Om u te helpen de verschillen tussen stomamaterialen beter te begrijpen en uw wensen beter te kunnen bespreken met uw stomaverpleegkundige, volgt hieronder een overzicht van veelgebruikte termen.
Huidplak: Het gedeelte van het stomamateriaal waarmee het opvangmateriaal op uw huid wordt bevestigd. De huidplak moet goed aansluiten op uw huid en precies rond uw stoma passen, zodat de output van uw stoma niet in contact kan komen met de omliggende huid.
Eendelige opvangsystemen bestaan uit een opvangzakje en een huidplak die een geheel vormen. Als het zakje verwisseld moet worden, verwijdert u het zakje met huidplak in zijn geheel.
Tweedelige opvangsystemen bestaan uit een losse huidplak en een opvangzakje. Deze twee onderdelen worden op elkaar geplakt of geklikt. De huidplak kan gemiddeld twee tot drie dagen blijven zitten en u wisselt tussendoor alleen het zakje.
Convexiteit: Een speciaal gevormde huidplak met een ovale schaal die lichte druk uitoefent op de huid rondom de stoma. Deze huidplak wordt gebruikt om een stoma die op of onder het huidoppervlak ligt iets omhoog te duwen, waardoor de ontlasting of urine beter in het zakje kan komen.
Huidplak voor langdurig gebruik: een huidplak die gebruikt kan worden bij 'agressieve' output van uw stoma.

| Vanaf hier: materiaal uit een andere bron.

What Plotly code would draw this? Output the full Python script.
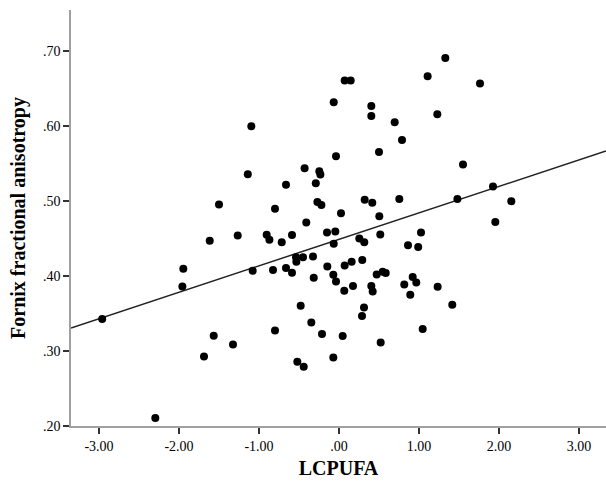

Soms heeft een ileostoma of urostoma (tijdelijk bijv. door medicatie) een meer dan gemiddeld agressieve output waardoor de reguliere huidplak te snel oplost. Huidplakken voor langdurig gebruik zijn beschikbaar in tweedelige opvangmaterialen.
Filter: Uw stoma produceert lucht en een teveel aan lucht kan ervoor zorgen dat het zakje gaat opbollen (men noemt dit ook wel 'ballooning'). Het opvangmateriaal is daarom voorzien van een filter dat geur neutraliseert voordat het het zakje verlaat via dit filter.
Terugslagventiel: Urinestomazakjes hebben een terugslagventiel om te voorkomen dat urine terugstroomt naar de stoma en zodoende urineweginfecties helpt te voorkomen.